— begin PROVIDED DATA —
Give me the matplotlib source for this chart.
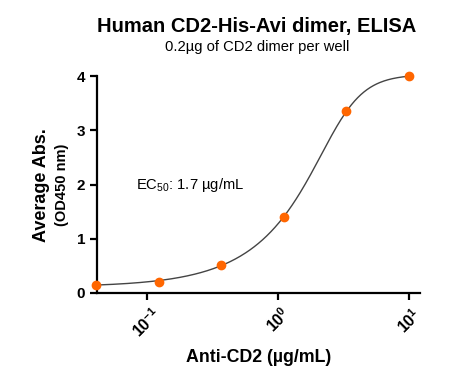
import matplotlib
matplotlib.use('Agg')
import matplotlib.pyplot as plt
import numpy as np

plt.rcParams['font.family'] = ['Liberation Sans', 'DejaVu Sans']
plt.rcParams['mathtext.fontset'] = 'custom'
plt.rcParams['mathtext.rm'] = 'Liberation Sans'
plt.rcParams['mathtext.bf'] = 'Liberation Sans:bold'

conc = [10.0, 3.333, 1.111, 0.370, 0.123, 0.041]
absorb = [4.00, 3.35, 1.41, 0.52, 0.21, 0.15]
ec50_label = 'EC$_{50}$: 1.7 µg/mL'
dot_clr = '#ff6600'


def fit_5pl(xs, ys):
    # vectorised grid search, bottom/top solved by least squares for each (c, hill, asym)
    xs, ys = np.asarray(xs), np.asarray(ys)
    C, H, S = np.meshgrid(np.logspace(-0.5, 1.0, 61), np.linspace(0.6, 4.0, 69),
                          np.logspace(-0.8, 0.6, 57), indexing='ij')
    g = 1.0 / (1.0 + (C[..., None] / xs) ** H[..., None]) ** S[..., None]
    u = 1 - g
    suu, sug, sgg = (u * u).sum(-1), (u * g).sum(-1), (g * g).sum(-1)
    suy, sgy = (u * ys).sum(-1), (g * ys).sum(-1)
    det = suu * sgg - sug ** 2
    b = (suy * sgg - sgy * sug) / det
    t = (suu * sgy - sug * suy) / det
    err = ((b[..., None] * u + t[..., None] * g - ys) ** 2).sum(-1)
    i = np.unravel_index(np.nanargmin(err), err.shape)
    return b[i], t[i], C[i], H[i], S[i]


def main():
    fig = plt.figure(figsize=(4.51, 3.77), dpi=100)
    ax = fig.add_axes([0.215, 0.223, 0.716, 0.575])

    b, t, c, h, s = fit_5pl(conc, absorb)
    xx = np.logspace(np.log10(min(conc)), np.log10(max(conc)), 300)
    ax.plot(xx, b + (t - b) / (1 + (c / xx) ** h) ** s, color='#444444', lw=1.0, zorder=2)
    ax.plot(conc, absorb, 'o', color=dot_clr, ms=6, mec=dot_clr, clip_on=False, zorder=3)

    ax.set_xscale('log')
    ax.set_xlim(0.0416, 12.1)
    ax.set_ylim(0, 4)
    ax.set_yticks([0, 1, 2, 3, 4])
    ax.set_xticks([0.1, 1, 10])
    ax.set_xticklabels(['$\\mathbf{10^{-1}}$', '$\\mathbf{10^{0}}$', '$\\mathbf{10^{1}}$'],
                       rotation=45, ha='center', va='top', fontsize=11.5)
    ax.minorticks_off()
    for sp in ['top', 'right']:
        ax.spines[sp].set_visible(False)
    for sp in ['left', 'bottom']:
        ax.spines[sp].set_linewidth(1.6)
    ax.tick_params(width=1.6, length=5)
    ax.tick_params(axis='y', labelsize=11)
    for lbl in ax.get_yticklabels():
        lbl.set_fontweight('bold')

    ax.set_xlabel('Anti-CD2 (µg/mL)', fontsize=12.8, fontweight='bold', labelpad=6)
    fig.text(0.093, 0.51, 'Average Abs.', rotation=90, ha='center', va='center',
             fontsize=13, fontweight='bold')
    fig.text(0.137, 0.51, '(OD450 nm)', rotation=90, ha='center', va='center',
             fontsize=10.5, fontweight='bold')

    fig.text(0.57, 0.931, 'Human CD2-His-Avi dimer, ELISA', ha='center', va='center',
             fontsize=14.5, fontweight='bold')
    fig.text(0.57, 0.875, '0.2µg of CD2 dimer per well', ha='center', va='center', fontsize=10.6)
    ax.text(0.12, 0.5, ec50_label, transform=ax.transAxes, fontsize=10.6, va='center')

    fig.savefig('out.png', dpi=100)


if __name__ == '__main__':
    main()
— end PROVIDED DATA —
STATED GOAL: Restate, line by line and word for word, everything from the top of the material through the line that contains "dot_clr = '#ff6600'". Leave pictures out.

PROBLEM SOLUTION:
Give me the matplotlib source for this chart.
import matplotlib
matplotlib.use('Agg')
import matplotlib.pyplot as plt
import numpy as np

plt.rcParams['font.family'] = ['Liberation Sans', 'DejaVu Sans']
plt.rcParams['mathtext.fontset'] = 'custom'
plt.rcParams['mathtext.rm'] = 'Liberation Sans'
plt.rcParams['mathtext.bf'] = 'Liberation Sans:bold'

conc = [10.0, 3.333, 1.111, 0.370, 0.123, 0.041]
absorb = [4.00, 3.35, 1.41, 0.52, 0.21, 0.15]
ec50_label = 'EC$_{50}$: 1.7 µg/mL'
dot_clr = '#ff6600'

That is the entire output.